Makes approx. 4 litres
Bone broth is a staple in my freezer. Not only is it a flavoursome base for soups and stews, it’s also a powerful gut healer...
Collagen-rich gelatin, released from the bones during cooking, is an excellent multitasker: it nourishes and helps fight inflammation, and is beneficial for restoring the strength of your gut lining. Note, however, that bone broth can be high in histamines, which cause a reaction in some people. If you feel worse after consuming bone broth, histamines may be an issue for you.
1 bunch spring onions (scallions), green part only, roughly chopped
2 carrots, halved crossways
2 celery sticks, halved crossways
2 tablespoons unpasteurised apple-cider vinegar 1 bunch parsley, leaves removed
10 thyme sprigs
1 rosemary stalk (optional)
8 black peppercorns
4 litres (135 fl oz/16 cups) water
1 kg (2 lb 3 oz) chicken bones
Put the vegetables, apple cider vinegar, herbs and peppercorns in a large stockpot that can hold at least 5 litres (5 quarts) water.
Pour in the water and bring to the boil.
Reduce to a low heat, add the bones and simmer for 12–24 hours.
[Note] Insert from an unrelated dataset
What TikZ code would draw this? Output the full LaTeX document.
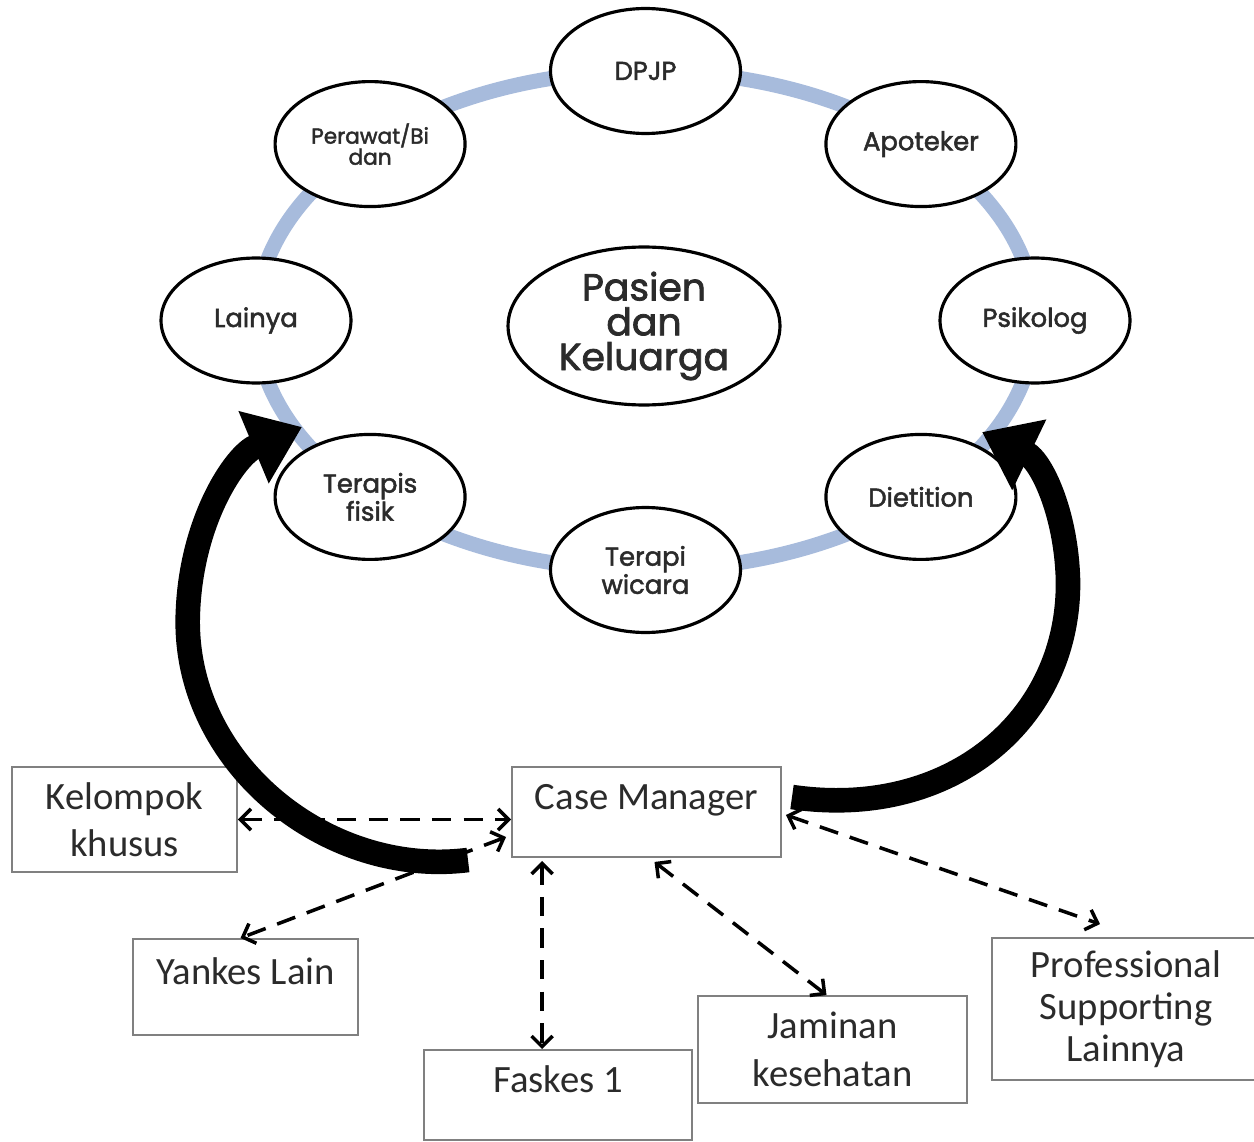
\documentclass[tikz,border=0pt]{standalone}
\usepackage{fontspec}
\newfontfamily\gothic{Poppins}[FakeBold=2]
\newfontfamily\calib{Carlito}
\usetikzlibrary{arrows.meta,calc,shapes.geometric}
\definecolor{ringblue}{HTML}{A7BBDC}
\definecolor{inkgray}{HTML}{2B2B2B}
\definecolor{boxgray}{HTML}{808080}
\tikzset{
  staff/.style={ellipse, draw=black, line width=1.8pt, fill=white,
    minimum width=3.8cm, minimum height=2.5cm, inner sep=0pt, align=center,
    text=inkgray, font=\gothic\fontsize{14.7}{16}\selectfont},
  unit/.style={rectangle, draw=boxgray, line width=1.1pt, fill=white,
    inner sep=0pt, align=center, text=inkgray,
    font=\calib\fontsize{22}{27}\selectfont},
  toptext/.style={text height=0.5cm, text depth=0.6cm},
  link/.style={line width=2pt, dash pattern=on 11pt off 7pt,
    {Straight Barb[length=6pt,width=12pt]}-{Straight Barb[length=6pt,width=12pt]}},
  band/.style={black, line width=14pt, -{Triangle[length=1.05cm,width=1.5cm]}}
}
\begin{document}
\begin{tikzpicture}[x=0.02cm, y=-0.02cm]
  \useasboundingbox (0,0) rectangle (1254,1142);

  % team ring
  \draw[ringblue, line width=8.5pt] (645.5,320.5) ellipse [x radius=7.79cm, y radius=4.99cm];
  \foreach \a/\n in {90/dpjp,45/apo,0/psi,-45/diet,-90/tw,-135/tf,180/lain,135/per}
    \coordinate (p-\n) at ({645.5+389.5*cos(\a)},{320.5-249.5*sin(\a)});

  \node[staff] (dpjp) at (p-dpjp) {DPJP};
  \node[staff] (apo) at (p-apo) {Apoteker};
  \node[staff] (psi) at (p-psi) {Psikolog};
  \node[staff] (diet) at (p-diet) {Dietition};
  \node[staff] (tw) at (p-tw) {Terapi\\wicara};
  \node[staff] (tf) at (p-tf) {Terapis\\fisik};
  \node[staff] (lain) at (p-lain) {Lainya};
  \node[staff, font=\gothic\fontsize{12.3}{12}\selectfont] (per) at (p-per) {Perawat/Bi\\dan};
  \node[staff, minimum width=5.44cm, minimum height=3.16cm,
    font=\gothic\fontsize{21.5}{19.8}\selectfont] (pk) at (644,326) {Pasien\\dan\\Keluarga};

  % boxes
  \node[unit, minimum width=4.5cm, minimum height=2.1cm] (kel) at (124.5,819.5) {Kelompok\\khusus};
  \node[unit, toptext, minimum width=5.38cm, minimum height=1.8cm] (cm) at (646.5,812) {Case Manager};
  \node[unit, toptext, minimum width=4.5cm, minimum height=1.92cm] (yl) at (245.5,987) {Yankes Lain};
  \node[unit, toptext, minimum width=5.36cm, minimum height=1.8cm] (fk) at (558,1095) {Faskes 1};
  \node[unit, minimum width=5.38cm, minimum height=2.14cm] (jk) at (832.5,1049.5) {Jaminan\\kesehatan};
  \node[unit, minimum width=5.36cm, minimum height=2.84cm,
    font=\calib\fontsize{22}{24}\selectfont] (ps) at (1126,1009) {Professional\\Supporting\\Lainnya};

  % dashed links
  \draw[link] (kel.east) -- (kel.east -| cm.west);
  \draw[link] ($(cm.west)+(-5,25)$) -- ($(yl.north)+(-5,0)$);
  \coordinate (cmfk) at ($(cm.south west)+(31,3)$);
  \draw[link] (cmfk) -- (cmfk |- fk.north);
  \draw[link] ($(cm.south)+(8,4)$) -- ($(jk.north)+(-6,0)$);
  \draw[link] ($(cm.east)+(4,3)$) -- ($(ps.north)+(-26,-13)$);

  % big arrows
  \coordinate (lt) at (468,860);
  \coordinate (lh) at (302,427);
  \coordinate (rt) at (792,797);
  \coordinate (rh) at (982,432);
  \draw[band] (lt) .. controls (325,878) and (180,760) .. (188,610)
    .. controls (192,520) and (235,455) .. (lh);
  \draw[band] (rt) .. controls (950,820) and (1070,720) .. (1068,580)
    .. controls (1066,510) and (1040,460) .. (rh);
\end{tikzpicture}
\end{document}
Skim the surface occasionally to remove impurities and excess fat. The broth can also be prepared in a slow cooker.
Strain the broth through a sieve lined with a large coffee filter. If your broth contains a lot of fat, refrigerate overnight to allow the fat to set in a layer on the surface. The following day, scoop out the fat. At this stage, the broth will look like jelly, but once heated, it will become liquid again.
Store in the refrigerator for up to 5 days or freeze in 250 ml (81⁄2 fl oz/1 cup) portions for up to 3 months.
Carla's tip: The broth can also be prepared in a slow cooker.